Corpora: Tgrep2

Wed May 23 16:20:38 UTC 2001

The readers of this list may be interested in a new tool, tgrep2, that I
have developed for searching parsed corpora such as those included in
the Penn Treebank.

As the name might suggest, tgrep2 is based on tgrep and is largely
backward compatible.  However, tgrep2 adds a number of new features,
including the following major enhancements:

 * Rather than simply having a set of required relationships and a set
of
   prohibited relationships, nodes can have full boolean expressions of
   relationships to other nodes.
 * Nodes can be given unique labels and may then be referred to by those
   labels in the pattern specification or in selecting trees for
printing.
 * Patterns are no longer restricted to simple tree architectures. The
use
   of node labels and segmented patterns allows links in a pattern to
form
   back-edges as well, permitting cycles of links.
 * Customizable output formats allow a variety of information to be
   reported in a flexible manner.
 * Multiple search patterns may be specified and one can retrieve the
   first subtree matching any pattern, the first subtree matching each
   pattern, or all subtrees matching all patterns.
 * Subtrees can be reported using a code rather than by printing the
whole
   structure.
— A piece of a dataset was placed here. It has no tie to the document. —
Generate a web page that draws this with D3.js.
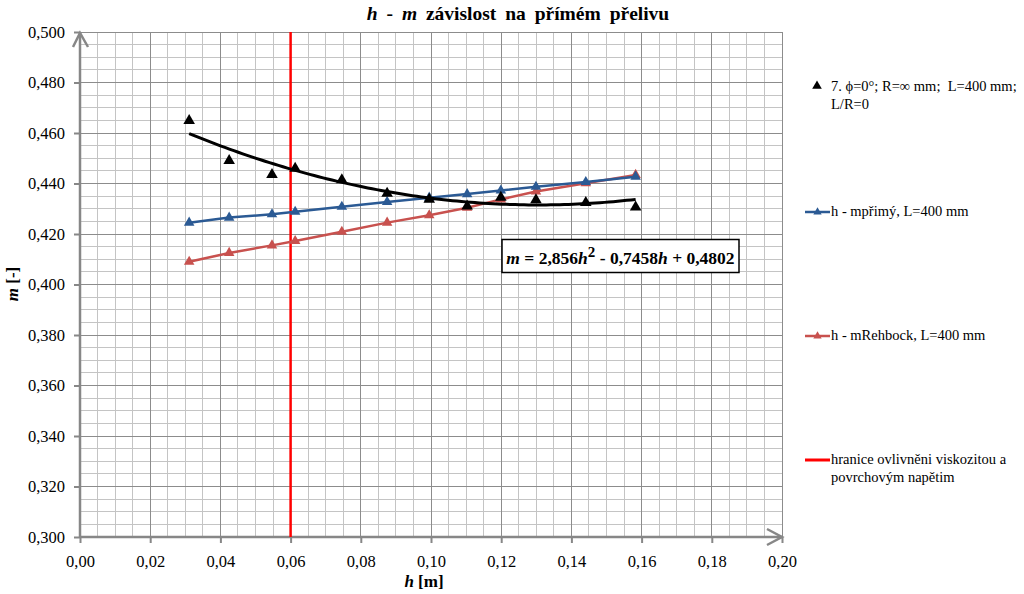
<!DOCTYPE html>
<html><head><meta charset="utf-8">
<script src="https://cdn.jsdelivr.net/npm/d3@7"></script>
<style>body{margin:0;background:#fff}svg{display:block}</style>
</head><body>
<svg id="c" width="1024" height="594"></svg>
<script>
// ---- data ----
const hValues = [0.0311,0.0425,0.0547,0.0613,0.0746,0.0875,0.0995,0.1103,0.1199,0.1299,0.1441,0.1583];
const mMeasured = [0.4649,0.4490,0.4435,0.4460,0.4414,0.4361,0.4337,0.4310,0.4345,0.4335,0.4324,0.4306];
const mPrimy = [0.4245,0.4265,0.4278,0.4288,0.4308,0.4327,0.4344,0.4358,0.4372,0.4387,0.4406,0.4427];
const mRehbock = [0.4090,0.4125,0.4155,0.4172,0.4209,0.4245,0.4274,0.4304,0.4337,0.4368,0.4401,0.4434];
const trendCoef = [2.856,-0.7458,0.4802]; // m = a h^2 + b h + c
const boundaryH = 0.06;
const xTickLabels = ["0,00","0,02","0,04","0,06","0,08","0,10","0,12","0,14","0,16","0,18","0,20"];
const yTickLabels = ["0,300","0,320","0,340","0,360","0,380","0,400","0,420","0,440","0,460","0,480","0,500"];
const legendLabels = [
  ["7. \u03d5=0°; R=\u221e mm;  L=400 mm;","L/R=0"],
  ["h - mpřimý, L=400 mm"],
  ["h - mRehbock, L=400 mm"],
  ["hranice ovlivněni viskozitou a","povrchovým napětim"]
];

const svg = d3.select("#c");
const font = '"Liberation Serif", "Times New Roman", Times, serif';
const x = d3.scaleLinear().domain([0,0.2]).range([80,782]);
const y = d3.scaleLinear().domain([0.3,0.5]).range([537,32]);
const blue = "#2b5a94", red = "#c8514e", axisGray = "#878787";

// grid
const g = svg.append("g");
g.selectAll(".vx").data(x.ticks(50)).join("line")
  .attr("x1",d=>x(d)).attr("x2",d=>x(d)).attr("y1",y(0.3)).attr("y2",y(0.5))
  .attr("stroke","#c4c4c4").attr("stroke-width",1).attr("shape-rendering","crispEdges");
g.selectAll(".hy").data(y.ticks(50)).join("line")
  .attr("y1",d=>y(d)).attr("y2",d=>y(d)).attr("x1",x(0)).attr("x2",x(0.2))
  .attr("stroke","#c4c4c4").attr("stroke-width",1).attr("shape-rendering","crispEdges");
g.selectAll(".vX").data(x.ticks(10)).join("line")
  .attr("x1",d=>x(d)).attr("x2",d=>x(d)).attr("y1",y(0.3)).attr("y2",y(0.5))
  .attr("stroke","#8c8c8c").attr("stroke-width",1).attr("shape-rendering","crispEdges");
g.selectAll(".hY").data(y.ticks(10)).join("line")
  .attr("y1",d=>y(d)).attr("y2",d=>y(d)).attr("x1",x(0)).attr("x2",x(0.2))
  .attr("stroke","#8c8c8c").attr("stroke-width",1).attr("shape-rendering","crispEdges");

// axes
const xAxis = d3.axisBottom(x).tickValues(x.ticks(10)).tickSize(6).tickFormat((d,i)=>xTickLabels[i]);
const yAxis = d3.axisLeft(y).tickValues(y.ticks(10)).tickSize(6).tickFormat((d,i)=>yTickLabels[i]);
const ax = svg.append("g").attr("transform",`translate(0,${y(0.3)})`).call(xAxis);
const ay = svg.append("g").attr("transform",`translate(${x(0)},0)`).call(yAxis);
[ax,ay].forEach(a=>{
  a.attr("font-family",null).attr("font-size",null);
  a.select(".domain").remove();
  a.selectAll(".tick line").attr("stroke",axisGray).attr("stroke-width",2);
  a.selectAll(".tick text").style("font-family",font).style("font-size","16.5px").attr("fill","#000");
});
ax.selectAll(".tick text").attr("dy","1.25em");
ay.selectAll(".tick text").attr("x",-15);
// axis lines with arrows
svg.append("line").attr("x1",x(0)).attr("x2",x(0.2)).attr("y1",y(0.3)).attr("y2",y(0.3))
  .attr("stroke",axisGray).attr("stroke-width",2.5);
svg.append("line").attr("x1",x(0)).attr("x2",x(0)).attr("y1",y(0.3)).attr("y2",y(0.5))
  .attr("stroke",axisGray).attr("stroke-width",2.5);
svg.append("path").attr("d",`M${x(0)-7},${y(0.5)+15}L${x(0)},${y(0.5)+1}L${x(0)+8},${y(0.5)+15}`)
  .attr("fill","none").attr("stroke",axisGray).attr("stroke-width",2.5);
svg.append("path").attr("d",`M${x(0.2)-15},${y(0.3)-8}L${x(0.2)},${y(0.3)}L${x(0.2)-15},${y(0.3)+8}`)
  .attr("fill","none").attr("stroke",axisGray).attr("stroke-width",2.5);

// boundary line
svg.append("line").attr("x1",x(boundaryH)).attr("x2",x(boundaryH)).attr("y1",y(0.3)).attr("y2",y(0.5))
  .attr("stroke","#ff0000").attr("stroke-width",2.5);

const tri = (s)=>d3.symbol(d3.symbolTriangle, s)();
const line = d3.line().x(d=>x(d[0])).y(d=>y(d[1]));

// series lines
function series(vals,color){
  const pts = hValues.map((h,i)=>[h,vals[i]]);
  svg.append("path").attr("d",line(pts)).attr("fill","none").attr("stroke",color).attr("stroke-width",2.5);
  svg.append("g").selectAll("path").data(pts).join("path")
    .attr("d",tri(48)).attr("transform",d=>`translate(${x(d[0])},${y(d[1])})`).attr("fill",color);
}
series(mRehbock,red);
series(mPrimy,blue);

// measured points
const meas = hValues.map((h,i)=>[h,mMeasured[i]]);
svg.append("g").selectAll("path").data(meas).join("path")
  .attr("d",tri(58)).attr("transform",d=>`translate(${x(d[0])},${y(d[1])})`).attr("fill","#000");

// trendline
const h0 = d3.min(hValues), h1 = d3.max(hValues);
const trendPts = d3.range(0,101).map(i=>{const h=h0+(h1-h0)*i/100;return [h,trendCoef[0]*h*h+trendCoef[1]*h+trendCoef[2]];});
svg.append("path").attr("d",line(trendPts)).attr("fill","none").attr("stroke","#000").attr("stroke-width",3);

// equation box
svg.append("rect").attr("x",502).attr("y",239.5).attr("width",237).attr("height",33)
  .attr("fill","#fff").attr("stroke","#000").attr("stroke-width",1.5);
const eq = svg.append("text").attr("x",620.5).attr("y",264).attr("text-anchor","middle")
  .style("font-family",font).style("font-size","17.5px").style("font-weight","bold");
eq.append("tspan").style("font-style","italic").text("m");
eq.append("tspan").text(" = 2,856");
eq.append("tspan").style("font-style","italic").text("h");
eq.append("tspan").attr("dy",-7).style("font-size","15px").text("2");
eq.append("tspan").attr("dy",7).text(" - 0,7458");
eq.append("tspan").style("font-style","italic").text("h");
eq.append("tspan").text(" + 0,4802");

// title
const t = svg.append("text").attr("x",518).attr("y",20).attr("text-anchor","middle")
  .style("font-family",font).style("font-size","19.5px").style("font-weight","bold").style("word-spacing","4px");
t.append("tspan").style("font-style","italic").text("h");
t.append("tspan").text(" - ");
t.append("tspan").style("font-style","italic").text("m");
t.append("tspan").text(" závislost na přímém přelivu");

// axis titles
const xt = svg.append("text").attr("x",424).attr("y",587).attr("text-anchor","middle")
  .style("font-family",font).style("font-size","17px").style("font-weight","bold");
xt.append("tspan").style("font-style","italic").text("h");
xt.append("tspan").text(" [m]");
const yt = svg.append("text").attr("transform","translate(18,284) rotate(-90)").attr("text-anchor","middle")
  .style("font-family",font).style("font-size","17px").style("font-weight","bold");
yt.append("tspan").style("font-style","italic").text("m");
yt.append("tspan").text(" [-]");

// legend
const lg = svg.append("g").style("font-family",font).style("font-size","14.5px");
const legY = [91,216,340,464];
lg.append("path").attr("d",tri(40)).attr("transform",`translate(817,${legY[0]-5})`).attr("fill","#000");
[[blue,1],[red,2]].forEach(([c,i])=>{
  lg.append("line").attr("x1",805).attr("x2",830).attr("y1",legY[i]-4).attr("y2",legY[i]-4).attr("stroke",c).attr("stroke-width",2.5);
  lg.append("path").attr("d",tri(30)).attr("transform",`translate(817.5,${legY[i]-4})`).attr("fill",c);
});
lg.append("line").attr("x1",805).attr("x2",830).attr("y1",legY[3]-4).attr("y2",legY[3]-4).attr("stroke","#ff0000").attr("stroke-width",3);
legendLabels.forEach((lines,i)=>{
  lines.forEach((s,j)=>{
    lg.append("text").attr("x",831).attr("y",legY[i]+j*18).style("white-space","pre").text(s);
  });
});
</script>
</body></html>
The trees themselves can later be retrieved using the
codes.
 * A variety of new links have been added and the immediately-precedes
   link now has a more conventional meaning.
 * Tgrep2 corpus files are substantially smaller than tgrep corpora.

More information and the tgrep2 software can be found at the following
site:

http://www.cs.cmu.edu/~dr/Tgrep2/

Doug Rohde
Carnegie Mellon University